I tried to give her the eight year history in three seconds: He’s extremely ticklish and can’t sit still, one time at the children’s salon I tried to hold his head in my lap sitting on the bench as the stylist attempted finishing up the jagged places around the ear. He believes I tried to suffocate him and brings it up every time he gets his hair cut.

It’s shear madness, trying to cut hair on a perpetually moving head.  Shoulders rising into a hunch, head cocking right or left, depending on the location of the scissors. And don’t even get me started on the clippers.  He has managed to work himself up over the years to the point that yes; a phobia of haircuts has developed.

This year, even with the usual cajoling, I just didn’t get Wyatt’s back to school haircut in time.  But now he knew he couldn’t put it off any longer. Especially after a kid at school the first week told him that he should “lose the hobo hair.”

Hearing it from a peer was just the thing Wyatt needed to park his tush in the chair and the don cape once again.

The last haircut he had was at Fantastic Sam’s and was anything but fantastic.  I can think of a different word beginning with the letter F to describe the experience. Wyatt was getting bigger now, I told myself that day. Rather than stand with the woman about to cut his hair, coaching the two of them through it, I let my mamma bear guard down a bit and busied my paws checking emails on my phone.  From where I was sitting, I couldn’t actually see that my son was apparently having his hair cut by Satan.

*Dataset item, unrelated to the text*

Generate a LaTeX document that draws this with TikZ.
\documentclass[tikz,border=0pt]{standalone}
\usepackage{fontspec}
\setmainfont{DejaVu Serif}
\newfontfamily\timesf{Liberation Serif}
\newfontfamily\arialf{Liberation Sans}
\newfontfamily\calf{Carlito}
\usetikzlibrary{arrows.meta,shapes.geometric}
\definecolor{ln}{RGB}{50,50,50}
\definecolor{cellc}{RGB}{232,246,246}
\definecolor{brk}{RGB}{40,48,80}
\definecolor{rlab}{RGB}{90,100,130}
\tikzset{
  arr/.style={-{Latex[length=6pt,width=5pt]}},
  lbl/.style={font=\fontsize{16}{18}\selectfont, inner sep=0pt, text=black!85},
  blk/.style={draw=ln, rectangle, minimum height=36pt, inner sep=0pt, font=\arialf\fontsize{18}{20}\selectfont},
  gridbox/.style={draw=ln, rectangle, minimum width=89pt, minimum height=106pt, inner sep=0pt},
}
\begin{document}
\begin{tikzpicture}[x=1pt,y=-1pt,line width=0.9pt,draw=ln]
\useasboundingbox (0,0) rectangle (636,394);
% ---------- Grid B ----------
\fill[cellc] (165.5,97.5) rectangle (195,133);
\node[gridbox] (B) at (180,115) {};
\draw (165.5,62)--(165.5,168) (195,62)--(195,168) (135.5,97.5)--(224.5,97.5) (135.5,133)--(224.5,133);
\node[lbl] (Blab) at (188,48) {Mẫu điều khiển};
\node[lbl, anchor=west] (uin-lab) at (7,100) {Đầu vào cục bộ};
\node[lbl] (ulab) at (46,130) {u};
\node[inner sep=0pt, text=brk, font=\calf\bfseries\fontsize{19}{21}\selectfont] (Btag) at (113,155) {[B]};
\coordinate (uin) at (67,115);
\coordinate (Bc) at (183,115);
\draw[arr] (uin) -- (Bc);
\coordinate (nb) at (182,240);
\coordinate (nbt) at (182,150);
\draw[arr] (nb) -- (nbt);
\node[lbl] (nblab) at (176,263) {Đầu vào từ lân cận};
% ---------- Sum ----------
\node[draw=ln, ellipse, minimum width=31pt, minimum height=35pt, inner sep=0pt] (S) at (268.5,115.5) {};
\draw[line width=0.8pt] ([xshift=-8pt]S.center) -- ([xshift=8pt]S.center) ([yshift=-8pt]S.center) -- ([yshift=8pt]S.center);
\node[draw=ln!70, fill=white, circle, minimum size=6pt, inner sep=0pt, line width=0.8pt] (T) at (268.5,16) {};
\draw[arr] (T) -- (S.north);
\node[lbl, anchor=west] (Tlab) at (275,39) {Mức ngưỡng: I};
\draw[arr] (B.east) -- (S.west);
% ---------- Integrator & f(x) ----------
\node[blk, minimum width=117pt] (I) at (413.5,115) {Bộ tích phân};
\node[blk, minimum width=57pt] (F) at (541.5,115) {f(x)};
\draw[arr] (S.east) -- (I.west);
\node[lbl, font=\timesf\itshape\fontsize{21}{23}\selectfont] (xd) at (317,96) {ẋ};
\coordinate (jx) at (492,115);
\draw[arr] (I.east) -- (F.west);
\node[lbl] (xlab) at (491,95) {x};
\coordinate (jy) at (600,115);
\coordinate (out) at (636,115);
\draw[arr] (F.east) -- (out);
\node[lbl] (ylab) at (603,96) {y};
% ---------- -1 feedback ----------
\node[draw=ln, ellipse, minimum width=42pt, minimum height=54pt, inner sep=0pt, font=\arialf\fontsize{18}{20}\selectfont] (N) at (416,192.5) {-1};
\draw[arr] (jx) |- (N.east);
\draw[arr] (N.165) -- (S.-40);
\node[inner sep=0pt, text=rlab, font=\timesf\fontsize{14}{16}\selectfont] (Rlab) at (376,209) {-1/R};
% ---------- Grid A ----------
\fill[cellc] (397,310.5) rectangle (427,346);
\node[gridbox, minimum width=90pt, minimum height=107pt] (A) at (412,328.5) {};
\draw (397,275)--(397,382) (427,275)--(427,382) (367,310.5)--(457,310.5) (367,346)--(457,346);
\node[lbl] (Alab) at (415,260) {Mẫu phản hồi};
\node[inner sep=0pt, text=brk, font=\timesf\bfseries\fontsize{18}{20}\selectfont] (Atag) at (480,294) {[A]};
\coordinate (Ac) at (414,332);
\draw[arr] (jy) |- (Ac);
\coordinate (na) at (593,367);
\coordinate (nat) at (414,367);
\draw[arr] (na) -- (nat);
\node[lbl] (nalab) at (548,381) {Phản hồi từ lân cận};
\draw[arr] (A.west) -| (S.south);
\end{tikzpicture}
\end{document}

My baby bear came around the corner of the front counter with a tweaked look on his face, mouthing something while fighting the tears.  I tried to appease him by complimenting his new do, but it was no use.  This was a major setback.

I said loudly, “Was that lady mean to you?”  I was just revving up when he begged me not to say anything.  The woman knew I was not happy, as did everyone in the waiting area pretending to read People Magazine and play Candy Crush.  But this mother bear was ready to growl.

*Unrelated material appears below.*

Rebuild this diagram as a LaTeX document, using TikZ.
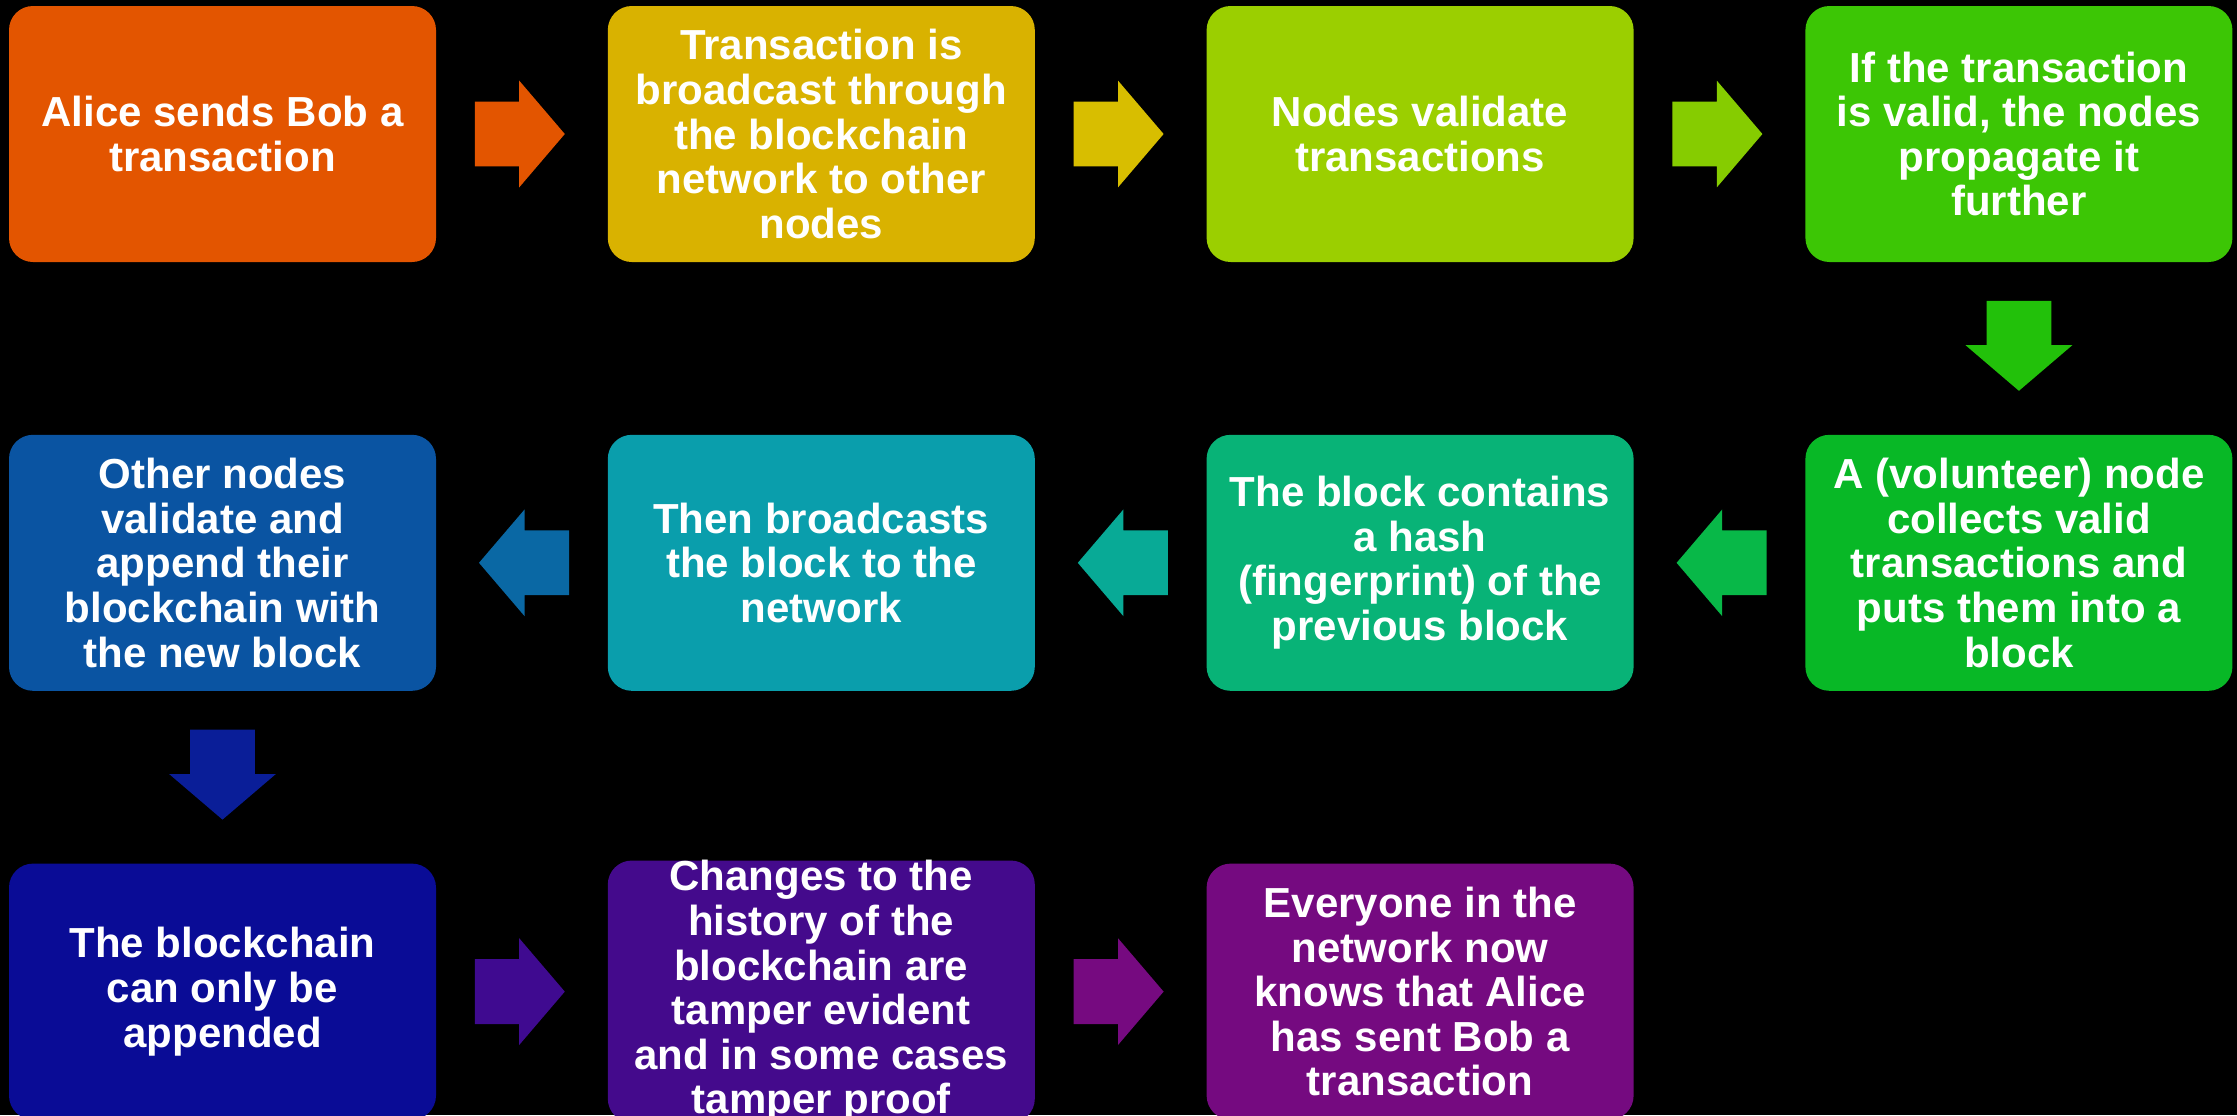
\documentclass[tikz,border=0pt]{standalone}
\usepackage{fontspec}
\setmainfont{Liberation Sans}
\usepackage{tikz}
\usetikzlibrary{positioning, calc, shapes.arrows}

\definecolor{cOne}{HTML}{E35500}
\definecolor{cTwo}{HTML}{D9B200}
\definecolor{cThree}{HTML}{9BCF00}
\definecolor{cFour}{HTML}{3CC605}
\definecolor{cFive}{HTML}{08B826}
\definecolor{cSix}{HTML}{08B377}
\definecolor{cSeven}{HTML}{0A9EAC}
\definecolor{cEight}{HTML}{0A54A2}
\definecolor{cNine}{HTML}{0A0C96}
\definecolor{cTen}{HTML}{440A8C}
\definecolor{cEleven}{HTML}{750A80}

\definecolor{aOne}{HTML}{E35500}
\definecolor{aTwo}{HTML}{D8BE00}
\definecolor{aThree}{HTML}{86CC00}
\definecolor{aFour}{HTML}{22C10A}
\definecolor{aFive}{HTML}{08B848}
\definecolor{aSix}{HTML}{08AA96}
\definecolor{aSeven}{HTML}{0A68A4}
\definecolor{aEight}{HTML}{0A1E98}
\definecolor{aNine}{HTML}{3F0A90}
\definecolor{aTen}{HTML}{760A80}

\begin{document}
\begin{tikzpicture}[x=0.5pt, y=-0.5pt,
  node distance=86pt and 85.5pt,
  card/.style={rectangle, rounded corners=12pt, minimum width=213.5pt,
    minimum height=128pt, inner sep=0pt, align=center, text=white,
    font=\bfseries\fontsize{21}{22.3}\selectfont},
  flow/.style={single arrow, minimum height=45pt, minimum width=53pt,
    single arrow head extend=10.5pt, single arrow tip angle=99,
    inner xsep=0pt, inner ysep=16pt, draw=none, anchor=tail},
  flowdown/.style={flow, inner xsep=16pt, inner ysep=0pt,
    shape border rotate=270}]

\clip (0,0) rectangle (2237,1115);
\fill[black] (0,0) rectangle (2237,1115);

% first row, left to right
\node[card, fill=cOne] (alice) at (222.5,134) {Alice sends Bob a\\transaction};
\node[card, fill=cTwo, right=of alice] (bcast) {Transaction is\\broadcast through\\the blockchain\\network to other\\nodes};
\node[card, fill=cThree, right=of bcast] (validate) {Nodes validate\\transactions};
\node[card, fill=cFour, right=of validate] (propagate) {If the transaction\\is valid, the nodes\\propagate it\\further};

% second row, right to left
\node[card, fill=cFive, below=of propagate] (collect) {A (volunteer) node\\collects valid\\transactions and\\puts them into a\\block};
\node[card, fill=cSix, left=of collect] (hashblk) {The block contains\\a hash\\(fingerprint) of the\\previous block};
\node[card, fill=cSeven, left=of hashblk] (broadcast) {Then broadcasts\\the block to the\\network};
\node[card, fill=cEight, left=of broadcast] (others) {Other nodes\\validate and\\append their\\blockchain with\\the new block};

% third row
\node[card, fill=cNine, below=of others] (appendonly) {The blockchain\\can only be\\appended};
\node[card, fill=cTen, right=of appendonly] (tamper) {Changes to the\\history of the\\blockchain are\\tamper evident\\and in some cases\\tamper proof};
\node[card, fill=cEleven, right=of tamper] (everyone) {Everyone in the\\network now\\knows that Alice\\has sent Bob a\\transaction};

\node[flow, fill=aOne] (a1) at ($(alice.east)!19pt!(bcast.west)$) {};
\node[flow, fill=aTwo] (a2) at ($(bcast.east)!19pt!(validate.west)$) {};
\node[flow, fill=aThree] (a3) at ($(validate.east)!19pt!(propagate.west)$) {};
\node[flowdown, fill=aFour] (a4) at ($(propagate.south)!19pt!(collect.north)$) {};
\node[flow, fill=aFive, shape border rotate=180] (a5) at ($(collect.west)!19pt!(hashblk.east)$) {};
\node[flow, fill=aSix, shape border rotate=180] (a6) at ($(hashblk.west)!19pt!(broadcast.east)$) {};
\node[flow, fill=aSeven, shape border rotate=180] (a7) at ($(broadcast.west)!19pt!(others.east)$) {};
\node[flowdown, fill=aEight] (a8) at ($(others.south)!19pt!(appendonly.north)$) {};
\node[flow, fill=aNine] (a9) at ($(appendonly.east)!19pt!(tamper.west)$) {};
\node[flow, fill=aTen] (a10) at ($(tamper.east)!19pt!(everyone.west)$) {};
\end{tikzpicture}
\end{document}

Even after I gave her the nutshell haircut phobia story, Lucifer had threatened Wyatt throughout the process. She even told him that if he moved she would cut his ear off. Wyatt figured it was best to not test the devil holding a sharp object near his head.

I know what you are thinking. Why does this special needs hair cut customer not have a regular person who can effectively deal with his issues.? The truth is, we have never found our Patron Saint of Haircuts.

Until yesterday.  When at Great Clips, the heavens opened and an angel named Sheri took him back. She had a naturalness about her that put Wyatt at ease. They chatted about pets, and movies. I heard him laugh. And to my astonishment, his enormous tics were reduced to slight winces.

In fact, from far away, the experience looked normal. I thanked her profusely, tipped her six dollars on a twelve-dollar haircut. It was all I had in my wallet.  Wyatt’s hair was cut, but his confidence grew.  I put her card in my wallet, knowing where to go from now on when the locks get too long.  Wyatt left with his lollipop, both of us in shear heaven.